You can also create linked server and associated login by running the following two queries:
EXEC master.dbo.sp_addlinkedserver @server = N'CB64',@srvproduct=N'Couchbase',@provider=N'MSDASQL',@datasrc=N'CB64' EXEC master.dbo.sp_addlinkedsrvlogin @rmtsrvname=N'CB64',@useself=N'False',@locallogin=NULL,@rmtuser=NULL,@rmtpassword=NULL
Refresh the list of Linked Servers in the Server Object Explorer and verify that you can read the catalog of the linked server:
Now you can issue queries against the linked Couchbase Server as if it was a relational data source, e.g.:
select * from openquery(cb64, 'select top 10 al.name, round(sum(distance),0) as route_distance from cbdefault.[travel-sample].route_schedule rs join cbdefault.[travel-sample].route r on r.pk = rs.pk join cbdefault.[travel-sample].airline al on al.pk = r.airlineid group by al.name order by 2 desc ')
Don’t Drink Too Much Kool-Aid
The Couchbase ODBC Driver works hard to map the schema-less document-oriented data storage of Couchbase Server to SQL objects like databases, tables, and columns, but it’s not a substitute for understanding your data and how distributed queries processed by SQL Server.
Auto-generated schema should work most of the time, or at least provide a sensible starting point. But depending on the complexity and volume of your data, auto sampling may miss or incorrectly determine the type of a document attribute. You can always adjust auto-generated schema using the bundled Schema Editor.
SQL Server imposes a limit on the column width for linked servers (8000 bytes max). Couchbase doesn’t have this restriction and it’s quite possible that certain columns will not be readable through the linked server. In fact, this occurs with the `beer-sample` dataset which comes with the server. Working with Couchbase directly via the ODBC driver without setting up the linked server doesn’t impose this limitation.

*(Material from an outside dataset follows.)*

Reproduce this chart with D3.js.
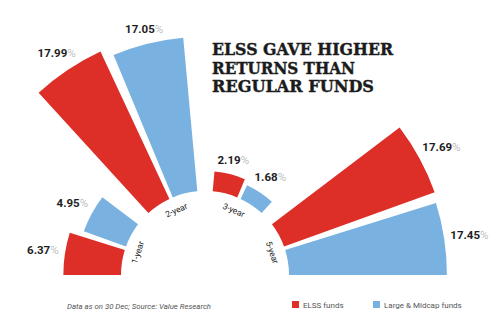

You should also keep in mind that in order to be visible to the driver buckets, you need to have a primary index defined on them e.g. via cbq command line tool:
CREATE PRIMARY INDEX ON `travel-sample`;
Linked server splits query-processing between the server on which the linked server is defined (and on which you issue your queries), the driver’s SQL engine and the linked Couchbase server. Both SQL Server Query Optimizer and the ODBC driver’s SQL Engine make decisions about where particular parts of your query will be processed (Couchbase Server, the driver or the SQL Server). For the best performance, the query needs to be processed closer to the data source, but that does not always happen by default. To force SQL Server process the query on the linked server, use SELECT from OPENQUERY syntax as opposed to querying linked tables directly. See References and Further Reading for an article discussing common pitfalls with linked server performance.
In this blog post I demonstrated how to setup Couchbase as a linked server using the Simba ODBC driver. Though I focused on a linked server scenario, you can use similar steps to access Couchbase Server via Simba ODBC driver from other ODBC-compliant applications like Tableau, Excel, SAP Lumira or Microsoft Power BI.
This post covers basic configuration of the Couchbase ODBC driver. I didn’t cover advanced configuration options, type differentiators and the Schema Editor application, which allow better mapping of Couchbase document structure to renormalized tables and simplify queries. For more information on advanced configuration, please refer to the driver and Schema Editor documentation included in the download package or from Simba’s website.
So if you need to integrate Couchbase Server with the rest of your infrastructure consider using Simba ODBC and JDBC drivers to simplify your integration.